#### [Your goal]
Give every line again exactly as it appears, please, but not the pictures.

#### [Data lines]
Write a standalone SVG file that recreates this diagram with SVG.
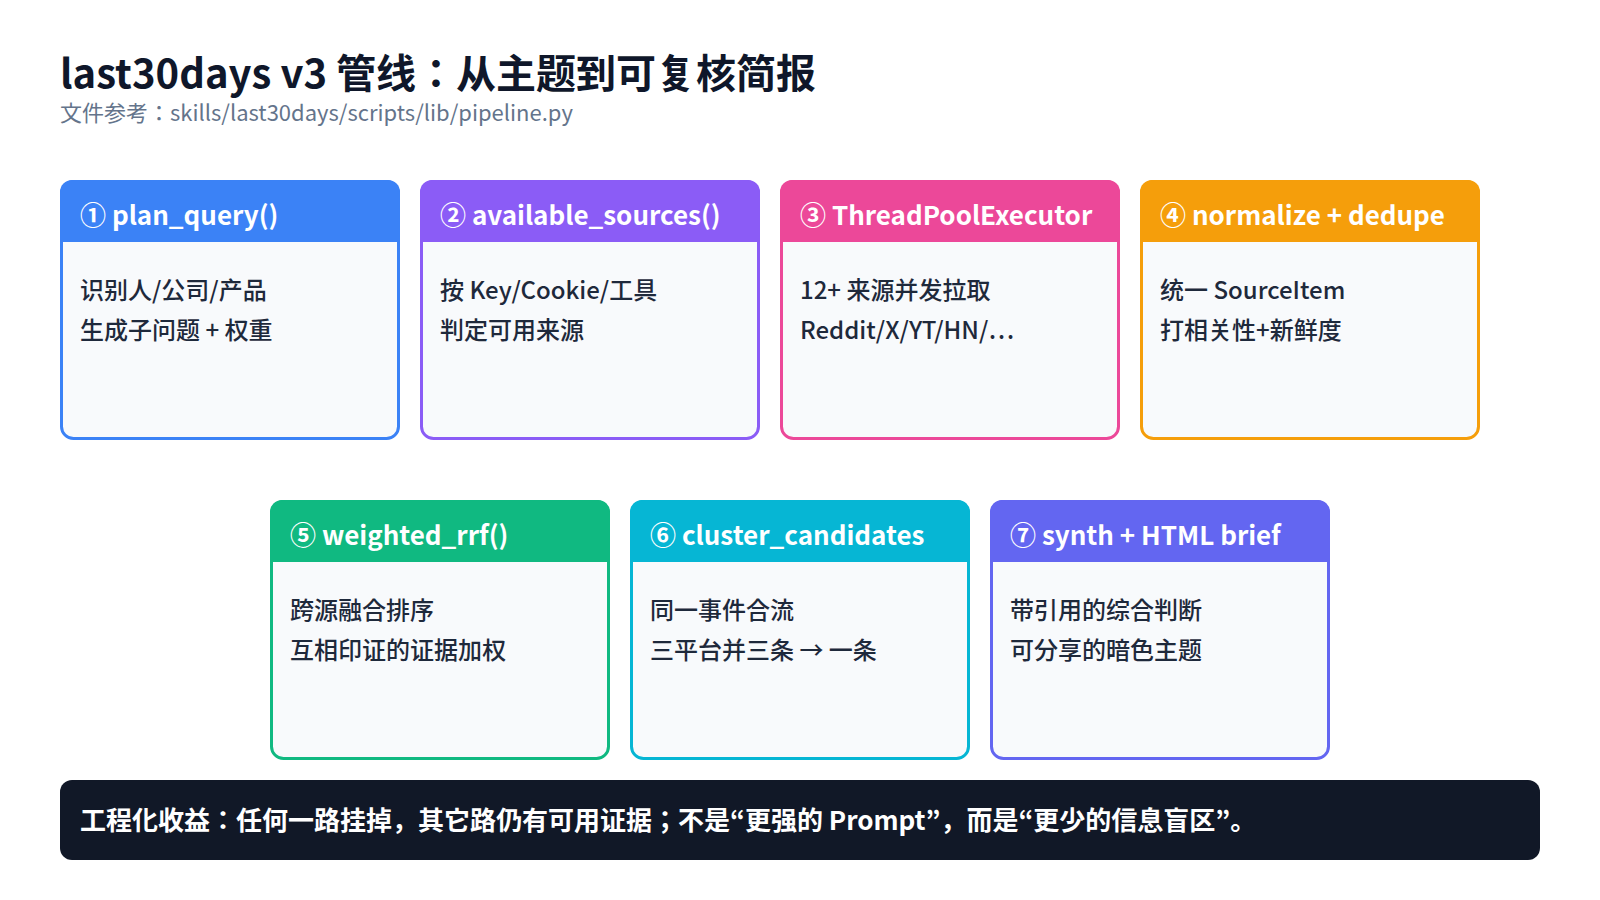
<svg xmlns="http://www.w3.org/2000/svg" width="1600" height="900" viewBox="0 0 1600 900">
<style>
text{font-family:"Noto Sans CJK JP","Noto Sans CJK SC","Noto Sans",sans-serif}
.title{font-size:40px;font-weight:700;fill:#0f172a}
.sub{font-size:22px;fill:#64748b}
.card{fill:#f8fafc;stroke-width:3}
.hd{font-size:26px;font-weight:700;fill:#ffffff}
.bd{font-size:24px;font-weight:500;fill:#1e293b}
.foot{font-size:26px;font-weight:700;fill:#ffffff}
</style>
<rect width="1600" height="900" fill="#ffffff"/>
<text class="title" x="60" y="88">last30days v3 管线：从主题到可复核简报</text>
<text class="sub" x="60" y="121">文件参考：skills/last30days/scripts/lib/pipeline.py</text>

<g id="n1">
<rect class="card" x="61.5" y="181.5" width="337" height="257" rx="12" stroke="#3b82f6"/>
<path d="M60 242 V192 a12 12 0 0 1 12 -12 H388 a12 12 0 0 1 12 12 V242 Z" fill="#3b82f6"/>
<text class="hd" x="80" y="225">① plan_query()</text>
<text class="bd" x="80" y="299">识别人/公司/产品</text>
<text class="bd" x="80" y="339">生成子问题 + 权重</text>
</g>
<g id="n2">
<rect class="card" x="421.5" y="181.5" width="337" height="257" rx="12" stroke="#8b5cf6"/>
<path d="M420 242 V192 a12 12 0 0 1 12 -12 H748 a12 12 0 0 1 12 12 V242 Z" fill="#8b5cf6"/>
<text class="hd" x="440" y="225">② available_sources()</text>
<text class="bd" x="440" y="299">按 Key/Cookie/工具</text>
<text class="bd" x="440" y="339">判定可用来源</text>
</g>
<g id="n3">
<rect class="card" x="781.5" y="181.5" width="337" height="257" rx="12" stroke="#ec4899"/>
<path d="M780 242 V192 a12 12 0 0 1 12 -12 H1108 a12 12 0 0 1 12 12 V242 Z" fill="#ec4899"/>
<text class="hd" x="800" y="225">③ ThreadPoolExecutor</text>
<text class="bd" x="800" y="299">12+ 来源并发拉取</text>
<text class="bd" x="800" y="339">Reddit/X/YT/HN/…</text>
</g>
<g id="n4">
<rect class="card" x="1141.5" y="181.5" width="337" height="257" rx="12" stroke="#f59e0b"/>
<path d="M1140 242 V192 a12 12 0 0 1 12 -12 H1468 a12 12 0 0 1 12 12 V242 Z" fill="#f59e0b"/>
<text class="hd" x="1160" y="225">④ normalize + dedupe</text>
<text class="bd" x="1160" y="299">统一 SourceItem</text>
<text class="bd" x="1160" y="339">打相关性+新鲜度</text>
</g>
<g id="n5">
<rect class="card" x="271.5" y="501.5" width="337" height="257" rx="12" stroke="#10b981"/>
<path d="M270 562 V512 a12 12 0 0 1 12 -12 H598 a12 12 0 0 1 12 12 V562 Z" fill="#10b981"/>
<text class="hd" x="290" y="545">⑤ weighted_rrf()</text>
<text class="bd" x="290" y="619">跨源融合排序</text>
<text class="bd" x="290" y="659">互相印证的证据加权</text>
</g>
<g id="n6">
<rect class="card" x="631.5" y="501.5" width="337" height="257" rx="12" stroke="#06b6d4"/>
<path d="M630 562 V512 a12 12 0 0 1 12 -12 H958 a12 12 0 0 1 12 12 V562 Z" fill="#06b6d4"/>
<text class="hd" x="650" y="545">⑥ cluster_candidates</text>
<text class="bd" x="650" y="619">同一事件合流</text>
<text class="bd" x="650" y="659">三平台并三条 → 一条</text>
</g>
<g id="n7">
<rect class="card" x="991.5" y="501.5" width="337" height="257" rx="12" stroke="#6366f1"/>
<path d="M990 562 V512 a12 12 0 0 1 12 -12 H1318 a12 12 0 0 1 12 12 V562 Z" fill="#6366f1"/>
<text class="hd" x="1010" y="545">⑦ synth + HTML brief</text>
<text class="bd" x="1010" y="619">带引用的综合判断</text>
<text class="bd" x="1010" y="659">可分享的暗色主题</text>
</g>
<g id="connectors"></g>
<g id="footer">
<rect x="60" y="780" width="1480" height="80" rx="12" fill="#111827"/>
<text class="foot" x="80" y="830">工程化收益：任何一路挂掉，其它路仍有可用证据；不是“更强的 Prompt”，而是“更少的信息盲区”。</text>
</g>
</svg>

#### [Answer]
Write a standalone SVG file that recreates this diagram with SVG.
<svg xmlns="http://www.w3.org/2000/svg" width="1600" height="900" viewBox="0 0 1600 900">
<style>
text{font-family:"Noto Sans CJK JP","Noto Sans CJK SC","Noto Sans",sans-serif}
.title{font-size:40px;font-weight:700;fill:#0f172a}
.sub{font-size:22px;fill:#64748b}
.card{fill:#f8fafc;stroke-width:3}
.hd{font-size:26px;font-weight:700;fill:#ffffff}
.bd{font-size:24px;font-weight:500;fill:#1e293b}
.foot{font-size:26px;font-weight:700;fill:#ffffff}
</style>
<rect width="1600" height="900" fill="#ffffff"/>
<text class="title" x="60" y="88">last30days v3 管线：从主题到可复核简报</text>
<text class="sub" x="60" y="121">文件参考：skills/last30days/scripts/lib/pipeline.py</text>

<g id="n1">
<rect class="card" x="61.5" y="181.5" width="337" height="257" rx="12" stroke="#3b82f6"/>
<path d="M60 242 V192 a12 12 0 0 1 12 -12 H388 a12 12 0 0 1 12 12 V242 Z" fill="#3b82f6"/>
<text class="hd" x="80" y="225">① plan_query()</text>
<text class="bd" x="80" y="299">识别人/公司/产品</text>
<text class="bd" x="80" y="339">生成子问题 + 权重</text>
</g>
<g id="n2">
<rect class="card" x="421.5" y="181.5" width="337" height="257" rx="12" stroke="#8b5cf6"/>
<path d="M420 242 V192 a12 12 0 0 1 12 -12 H748 a12 12 0 0 1 12 12 V242 Z" fill="#8b5cf6"/>
<text class="hd" x="440" y="225">② available_sources()</text>
<text class="bd" x="440" y="299">按 Key/Cookie/工具</text>
<text class="bd" x="440" y="339">判定可用来源</text>
</g>
<g id="n3">
<rect class="card" x="781.5" y="181.5" width="337" height="257" rx="12" stroke="#ec4899"/>
<path d="M780 242 V192 a12 12 0 0 1 12 -12 H1108 a12 12 0 0 1 12 12 V242 Z" fill="#ec4899"/>
<text class="hd" x="800" y="225">③ ThreadPoolExecutor</text>
<text class="bd" x="800" y="299">12+ 来源并发拉取</text>
<text class="bd" x="800" y="339">Reddit/X/YT/HN/…</text>
</g>
<g id="n4">
<rect class="card" x="1141.5" y="181.5" width="337" height="257" rx="12" stroke="#f59e0b"/>
<path d="M1140 242 V192 a12 12 0 0 1 12 -12 H1468 a12 12 0 0 1 12 12 V242 Z" fill="#f59e0b"/>
<text class="hd" x="1160" y="225">④ normalize + dedupe</text>
<text class="bd" x="1160" y="299">统一 SourceItem</text>
<text class="bd" x="1160" y="339">打相关性+新鲜度</text>
</g>
<g id="n5">
<rect class="card" x="271.5" y="501.5" width="337" height="257" rx="12" stroke="#10b981"/>
<path d="M270 562 V512 a12 12 0 0 1 12 -12 H598 a12 12 0 0 1 12 12 V562 Z" fill="#10b981"/>
<text class="hd" x="290" y="545">⑤ weighted_rrf()</text>
<text class="bd" x="290" y="619">跨源融合排序</text>
<text class="bd" x="290" y="659">互相印证的证据加权</text>
</g>
<g id="n6">
<rect class="card" x="631.5" y="501.5" width="337" height="257" rx="12" stroke="#06b6d4"/>
<path d="M630 562 V512 a12 12 0 0 1 12 -12 H958 a12 12 0 0 1 12 12 V562 Z" fill="#06b6d4"/>
<text class="hd" x="650" y="545">⑥ cluster_candidates</text>
<text class="bd" x="650" y="619">同一事件合流</text>
<text class="bd" x="650" y="659">三平台并三条 → 一条</text>
</g>
<g id="n7">
<rect class="card" x="991.5" y="501.5" width="337" height="257" rx="12" stroke="#6366f1"/>
<path d="M990 562 V512 a12 12 0 0 1 12 -12 H1318 a12 12 0 0 1 12 12 V562 Z" fill="#6366f1"/>
<text class="hd" x="1010" y="545">⑦ synth + HTML brief</text>
<text class="bd" x="1010" y="619">带引用的综合判断</text>
<text class="bd" x="1010" y="659">可分享的暗色主题</text>
</g>
<g id="connectors"></g>
<g id="footer">
<rect x="60" y="780" width="1480" height="80" rx="12" fill="#111827"/>
<text class="foot" x="80" y="830">工程化收益：任何一路挂掉，其它路仍有可用证据；不是“更强的 Prompt”，而是“更少的信息盲区”。</text>
</g>
</svg>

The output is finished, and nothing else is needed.